There is more accurate approach, you should use condition view decorator, that allows specifying custom functions to generate Etag and/or Last-Modified headers. In this functions, you can use more effective approach of detecting resource version. You can just request one field from the database with no need to generate a full response.

# models.py

class Author(models.Model):
    ...
    updated_at = models.DateTimeField(auto_now=True)


# views.py
from django.views.decorators.http import condition


def author_updated_at(request, username):
    updated_at = Author.objects.filter(username=username).values_list('updated_at', flat=True)
    if updated_at:
        return updated_at[0]
    return None


@condition(last_modified_func=author_updated_at)
def author_page_view(request, username):
    ...

author_updated_at function performs simple database request, that returns resource's last update date. This is more efficient than fetching all necessary data from the database and rendering a template. After any changes to author are done the function returns new date that will lead to cache invalidation.

Static files caching

You should cache static files to speed up repeated pages loading. This will prevent browser from repeated loading of scripts, styles, images, etc.
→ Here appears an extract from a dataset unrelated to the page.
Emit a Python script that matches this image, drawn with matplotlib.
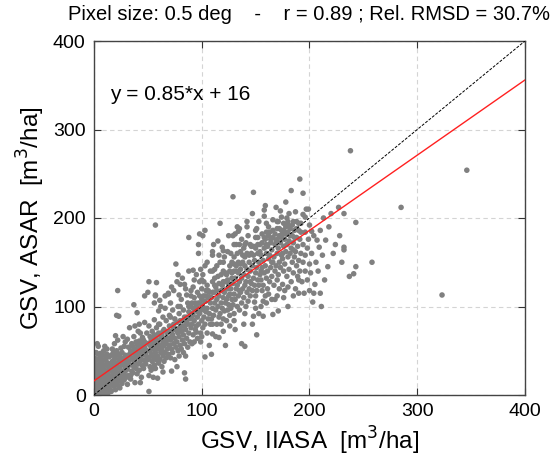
import matplotlib
matplotlib.use("Agg")
import matplotlib.pyplot as plt
import numpy as np

plt.rcParams['font.family'] = ['Liberation Sans', 'DejaVu Sans']

# ---- data ----
band_a = [(0.5,2),(1,8),(1.5,15),(2,22),(2,30),(1,36),(0.5,42),(3,5),(3,12),(4,18),(4,26),(3,33),(3,40),(2,48),
          (5,2),(5,9),(6,15),(5,21),(6,28),(5,35),(6,42),(4,55),(7,5),(7,12),(8,19),(7,25),(8,31),(7,38),(8,45),
          (9,3),(9,10),(10,16),(9,22),(10,28),(9,34),(10,40),(9,50),(11,6),(11,13),(12,20),(11,26),(12,33),(11,39),
          (12,46),(13,2),(13,9),(14,15),(13,23),(14,30),(13,36),(14,43),(15,6),(15,12),(15,19),(15,27),(15,34),
          (1,19),(2,3),(6,47),(3,58),(10,55),(12,52),(0,25),(0,12),(0,32),(4,46),(8,0),(12,0),(6,33),(11,44)]
band_b = [(16,4),(16,14),(17,22),(16,30),(17,38),(16,45),(17,52),(18,10),(18,18),(19,26),(18,33),(19,41),(18,48),
          (19,58),(20,6),(20,14),(21,21),(20,29),(21,36),(20,44),(21,50),(22,11),(22,18),(23,25),(22,32),(23,40),
          (22,47),(22,62),(24,8),(24,16),(25,23),(24,30),(25,37),(24,44),(25,53),(26,13),(26,20),(27,27),(26,34),
          (27,41),(26,48),(28,17),(28,24),(29,31),(28,38),(29,45),(28,55),(30,20),(30,28),(30,35),(30,42),(21,90),
          (23,89),(27,66),(29,60),(20,67),(22,118)]
band_c = [(31,12),(32,22),(31,30),(32,38),(33,46),(32,54),(31,63),(34,18),(35,27),(34,34),(35,42),(34,50),(35,58),
          (36,25),(37,32),(36,40),(37,47),(36,55),(37,66),(38,14),(39,30),(38,37),(39,44),(38,52),(39,60),(40,24),
          (41,35),(40,42),(41,49),(40,57),(41,72),(42,28),(43,38),(42,46),(43,53),(42,61),(44,20),(45,33),(44,41),
          (45,49),(44,57),(45,65),(46,30),(47,39),(46,46),(47,54),(46,62),(48,35),(49,43),(48,51),(48,59),(49,70),
          (50,40),(33,76),(38,78),(42,80),(43,70),(47,82),(43,14),(34,22),(37,102),(40,93)]
band_d = [(51,4),(51,22),(52,32),(51,42),(52,50),(51,58),(52,66),(51,78),(53,28),(54,38),(53,46),(54,54),(53,62),
          (54,72),(55,20),(56,34),(55,43),(56,51),(55,59),(56,68),(56,85),(57,30),(58,40),(57,48),(58,56),(57,64),
          (58,76),(59,19),(60,36),(59,44),(60,52),(59,60),(60,70),(60,95),(61,40),(62,48),(61,56),(62,64),(61,80),
          (63,32),(64,44),(63,52),(64,60),(63,68),(64,88),(65,38),(66,48),(65,56),(66,64),(65,74),(67,42),(68,52),
          (67,60),(68,70),(67,84),(69,46),(70,56),(69,64),(70,78),(56,104),(62,100),(66,98),(57,112),(61,107),
          (71,104),(57,192),(51,128),(50,116),(58,127),(47,112),(57,113),(66,112),(69,114),(64,26),(56,30)]
band_e = [(72,27),(71,42),(72,52),(71,62),(72,72),(71,88),(73,48),(74,58),(73,68),(74,80),(73,96),(75,40),(76,54),
          (75,64),(76,74),(75,86),(77,32),(78,50),(77,60),(78,70),(77,82),(78,100),(79,44),(80,56),(79,66),(80,76),
          (79,92),(81,52),(82,62),(81,72),(82,84),(81,108),(84,25),(83,48),(84,58),(83,68),(84,78),(83,96),(85,18),
          (85,44),(86,64),(85,74),(86,88),(85,120),(87,54),(88,70),(87,80),(88,94),(87,104),(89,60),(90,76),(89,86),
          (90,100),(90,112),(76,148),(80,125),(84,125),(88,140),(92,141),(90,118),(86,113),(79,113),(77,128),
          (69,115),(88,178),(74,118),(82,132),(78,136),(72,122)]
band_f = [(91,58),(92,68),(91,80),(92,90),(91,104),(92,122),(93,60),(94,74),(93,84),(94,96),(93,110),(95,71),
          (96,64),(95,78),(96,88),(95,100),(96,116),(97,160),(97,170),(98,182),(97,80),(98,92),(97,104),(98,128),
          (99,60),(99,70),(100,84),(99,96),(100,108),(100,120),(101,180),(103,186),(101,76),(102,88),(101,100),
          (102,112),(101,136),(103,43),(103,80),(104,94),(103,106),(104,118),(103,146),(105,70),(106,86),(105,98),
          (106,110),(105,124),(107,56),(108,80),(107,92),(108,104),(107,116),(108,140),(109,46),(110,69),(109,86),
          (110,98),(109,110),(110,128),(110,158),(110,162),(105,150),(99,142),(93,130),(95,136),(102,128)]
band_g = [(111,90),(112,104),(111,116),(112,132),(111,170),(113,66),(114,80),(113,96),(114,108),(113,122),
          (114,146),(115,174),(116,65),(116,88),(115,100),(116,112),(115,134),(117,194),(118,80),(117,92),(118,104),
          (118,118),(117,150),(119,167),(120,163),(120,86),(119,98),(120,110),(119,124),(120,140),(121,95),(122,56),
          (122,104),(121,116),(122,128),(121,156),(123,84),(124,96),(123,108),(124,120),(123,136),(125,180),
          (126,78),(126,90),(125,102),(126,114),(125,126),(126,146),(127,98),(128,108),(127,120),(128,132),
          (127,160),(129,180),(129,224),(130,92),(129,102),(130,114),(129,126),(130,140),(130,170),(128,150),
          (124,162),(116,158),(112,142)]
band_h = [(131,74),(131,108),(132,120),(131,132),(132,146),(131,182),(133,190),(133,100),(134,112),(133,124),
          (134,138),(133,160),(134,185),(135,96),(136,116),(135,128),(135,188),(136,142),(135,170),(137,58),
          (137,104),(138,120),(137,132),(138,150),(137,176),(139,80),(139,110),(140,124),(139,136),(140,156),
          (139,166),(140,55),(141,100),(142,116),(141,128),(142,142),(141,172),(142,190),(142,196),(143,106),
          (144,120),(143,134),(144,150),(143,180),(145,112),(146,126),(145,140),(146,160),(147,205),(148,229),
          (148,89),(147,118),(148,132),(147,146),(148,168),(149,105),(149,124),(150,138),(149,152),(150,178),
          (147,80),(150,112),(136,162),(145,170),(132,170)]
band_i = [(151,68),(151,118),(152,130),(151,144),(152,160),(151,188),(153,92),(153,124),(154,136),(153,150),
          (154,170),(153,196),(155,100),(156,118),(155,130),(156,144),(155,158),(156,182),(157,89),(157,124),
          (158,138),(157,152),(158,166),(158,202),(158,209),(159,214),(159,112),(160,132),(159,146),(160,160),
          (159,176),(161,120),(162,114),(161,140),(162,154),(161,168),(162,190),(163,128),(164,144),(163,158),
          (164,172),(163,184),(165,108),(165,134),(166,150),(165,164),(166,178),(166,198),(166,91),(167,124),
          (168,140),(167,156),(168,170),(168,108),(169,146),(170,160),(169,174),(169,212),(170,130),(170,188),
          (171,95),(152,178),(160,194),(157,106)]
band_j = [(171,136),(172,150),(171,166),(172,180),(171,196),(173,208),(173,144),(174,158),(173,172),(174,186),
          (174,201),(175,125),(176,140),(175,154),(176,168),(175,182),(176,194),(177,118),(177,148),(178,162),
          (177,176),(178,190),(178,218),(179,134),(180,156),(179,170),(180,184),(179,200),(181,205),(181,142),
          (182,160),(181,174),(182,188),(183,231),(183,128),(184,150),(183,166),(184,180),(185,196),(185,138),
          (186,156),(185,172),(186,186),(187,207),(187,120),(188,146),(187,162),(188,178),(188,196),(189,134),
          (190,152),(189,168),(190,186),(190,115),(176,110),(185,112),(180,100),(172,120)]
band_k = [(191,244),(191,140),(192,160),(191,176),(192,194),(194,228),(193,128),(194,150),(194,170),(194,204),
          (195,115),(196,140),(196,158),(196,184),(196,201),(197,210),(198,130),(198,166),(199,210),(199,176),
          (200,148),(200,192),(201,138),(202,160),(202,185),(204,180),(205,125),(206,150),(207,175),(208,140),
          (209,167),(210,186),(210,115),(212,158),(213,200),(214,130),(215,175),(203,105),(204,115),(211,100),
          (200,118)]
band_l = [(218,190),(220,205),(224,170),(227,212),(228,180),(230,150),(232,205),(232,167),(232,164),(238,276),
          (237,134),(241,137),(243,145),(243,195),(258,150),(285,212),(323,113),(346,254),(222,160),(217,145)]
band_m = [(42,52),(45,58),(48,47),(52,56),(55,64),(58,62),(61,68),(64,72),(66,58),(69,72),(72,66),(74,76),(77,72),
          (80,84),(82,78),(84,88),(86,82),(88,100),(90,92),(92,98),(94,104),(96,94),(98,112),(100,102),(102,96),
          (104,112),(106,118),(108,110),(110,116),(112,124),(114,118),(116,126),(118,136),(120,128),(122,138),
          (124,130),(126,140),(128,138),(130,148),(132,140),(134,150),(136,148),(138,158),(140,146),(142,160),
          (144,158),(146,168),(148,158),(150,166),(152,170),(154,162),(156,172),(158,178),(160,170),(162,180),
          (164,176),(166,186),(168,182),(170,176),(172,188),(174,178),(176,186),(178,182),(180,192),(182,180),
          (184,192),(186,178),(188,188),(190,194),(192,184),(60,80),(70,90),(80,100),(90,88),(100,130),(110,140),
          (120,150),(130,156),(140,170),(150,186),(160,184),(170,196),(180,196),(100,66),(110,80),(120,72),
          (130,84),(140,92),(150,98),(160,104),(170,112),(180,122),(190,130),(125,112),(135,118),(145,128),
          (155,140),(165,150),(175,160),(185,164)]

fit_slope = 0.85
fit_intercept = 16
title_text = "Pixel size: 0.5 deg    -    r = 0.89 ; Rel. RMSD = 30.7%"
ticks = [0, 100, 200, 300, 400]

pts = np.array(band_a + band_b + band_c + band_d + band_e + band_f + band_g +
               band_h + band_i + band_j + band_k + band_l + band_m, dtype=float)
gsv_iiasa = pts[:, 0]
gsv_asar = pts[:, 1]

fig = plt.figure(figsize=(5.55, 4.68), dpi=100)
ax = fig.add_axes([94/555, 1 - 395/468, (525-94)/555, (395-41)/468])

ax.grid(True, color='#d4d4d4', linestyle=(0, (4, 3)), linewidth=0.8)
ax.set_axisbelow(True)
ax.scatter(gsv_iiasa, gsv_asar, s=16, color='#808080', edgecolors='none', zorder=2)
lx = np.array([0, 400])
ax.plot(lx, lx, color='black', linestyle=(0, (3, 1.5)), linewidth=0.7, zorder=3)
ax.plot(lx, fit_slope * lx + fit_intercept, color='#ff2020', linewidth=1.0, zorder=4)

ax.set_xlim(0, 400)
ax.set_ylim(0, 400)
ax.set_xticks(ticks)
ax.set_yticks(ticks)
ax.tick_params(direction='in', length=5, width=0.8, labelsize=14, top=True, right=True,
               color='#333333')
ax.tick_params(axis='x', pad=6)
ax.tick_params(axis='y', pad=6)
for sp in ax.spines.values():
    sp.set_color('#444444')
    sp.set_linewidth(1.0)

ax.set_xlabel('GSV, IIASA  [m$^3$/ha]', fontsize=17.5, labelpad=3)
ax.set_ylabel('GSV, ASAR  [m$^3$/ha]', fontsize=17.5, labelpad=4)
ax.set_title(title_text, fontsize=14.5, pad=15)
ax.text(15, 339, 'y = %.2f*x + %d' % (fit_slope, fit_intercept), fontsize=15, va='center', ha='left')

fig.savefig('out.png', dpi=100)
Most likely you won't serve static files by Django in a production environment, because it's slow and unsafe. Usually, web server is used for this task, i.e. Nginx. Let's check out how to set up caching of static files with Nginx:

server {
    # ...

    location /static/ {
        expires 360d;
        alias /home/www/proj/static/;
    }

    location /media/ {
        expires 360d;
        alias /home/www/proj/media/;
    }
}

Where,

  • /static/ base path to static files, it's the same place where collectstatic copies files,
  • /media/ base path to user generated files.

In this case, we cache all static for 360 days. It's important that URL of static files are changed when files are changed. This will lead to loading of a new version of the file. You can use GET parameters with version numbers: script.js?version=123. But I prefer using Django Compressor, that generates unique file names for all scripts and styles on each change.